I hope she has a lovely pregnancy, and it gives you lots of hope and comfort. I like seeing people have an easy time of it, too.

Anonymous said...

You're good. I would have thrown myself at her and begged and screamed to please not get pregnant because I wouldn't be able stand seeing one more adorable pregnant belly while mine is still, well...not exactly flat, but definitely not cute and pg, either!

K @ ourboxofrain said...

I'm with both you and Newt -- how exactly would they have responded had you answered otherwise? It seems like a strange question to ask, though it was nice of them to at least think of how it would make you feel.

I hope her pregnancy, should she achieve one, is healthy and easy so as to give you that comfort and sense of hope you crave.

Sushilover said...

that is a strange thing to bring up! Hmmmmmmm. I've been in such a mischevious mood lately I probably would have said not to just to see what their reaction would be for the fun of it! :)

Courtney said...

While it is nice to have others take your feelings into consideration, it can also lead to such awkward situations. It sounds like you handled everything with a lot of grace and compassion. I truly admire your strength.

Jen said...

You are such a nice sister in law... As much as I am happy for everyone being happily, healthy and easily pregnant, I can't shake the feeling of being in the back of the pregnancy line...

nancy said...

Yeah, I'm sure they were just wanting your expected blessing - to show that they did think of you.
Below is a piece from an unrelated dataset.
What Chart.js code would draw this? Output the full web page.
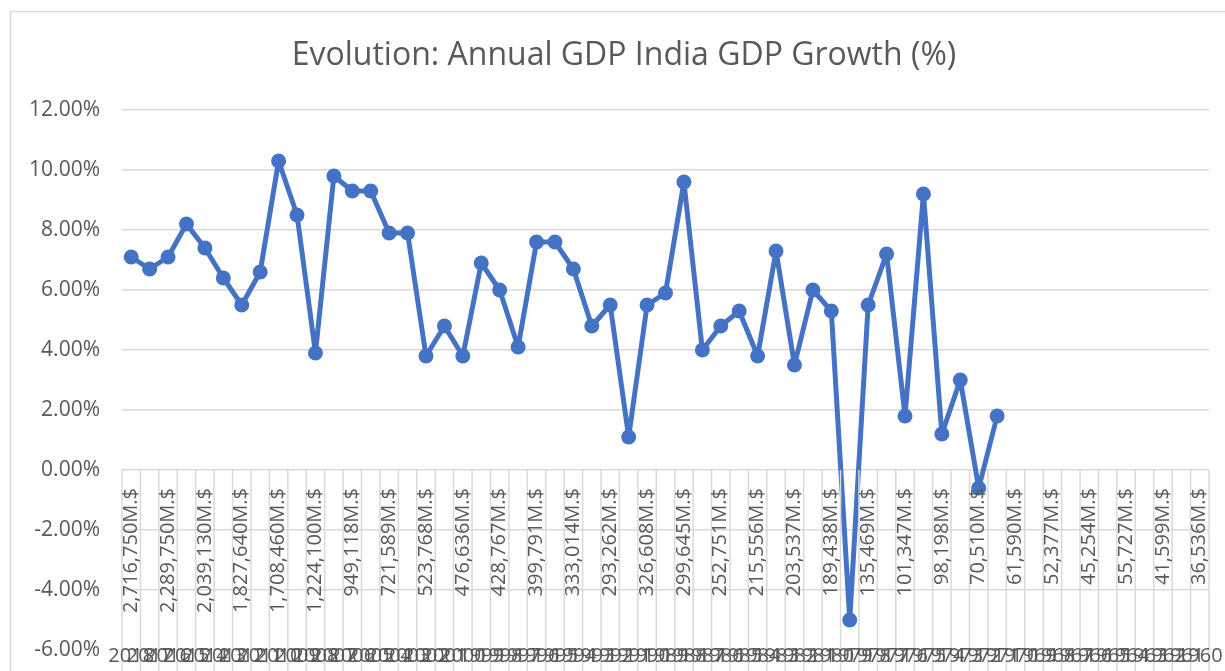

Not to actually ~ask~ for your permission.

Wow - to plan on ttc AND plan on when they'll be in 2nd trimester. So they just expect to actually GET pregnant in June, eh?

Morgan said...

Meg,

I think we all understand what you're feeling. I go from one end of the spectrum to the other- looking fwd to success stories to absolutely never wanting to see a pregnant woman again. It's up and down.

I'm cheering for you.

admin said...

You are so generous! I am surrounded, and I mean surrounded by pregnant women. My boss, my friends, my neighbors. Honestly, I wish I could be more like you. Instead of feeling surrounded by their good carma, I feel like the isolated statistic - isolated, alone, marked.

Keep it up, and I'll be trying to learn from your upstanding example:)

CLC said...

I get the wanting to see someone have a smooth pregnancy. I really want to see someone have that after a loss. Then I think I will have some hope.

That was nice of them to ask, albeit strange. And it was even nicer of you to tell you that you didn't have a problem with it.

niobe said...

I wish I had more of your generous thoughts. Except for people I've met through baby loss blogs, I know hardly anyone who's had anything other than a textbook perfect pregnancy and baby.

jp said...

I know what you mean about wanting to see it go smoothly for someone close to you. Hope and the belief it can work can be powerful. These days it seems everyone I know, me included, has had some serious troubles along the way. I hope all goes well for your family.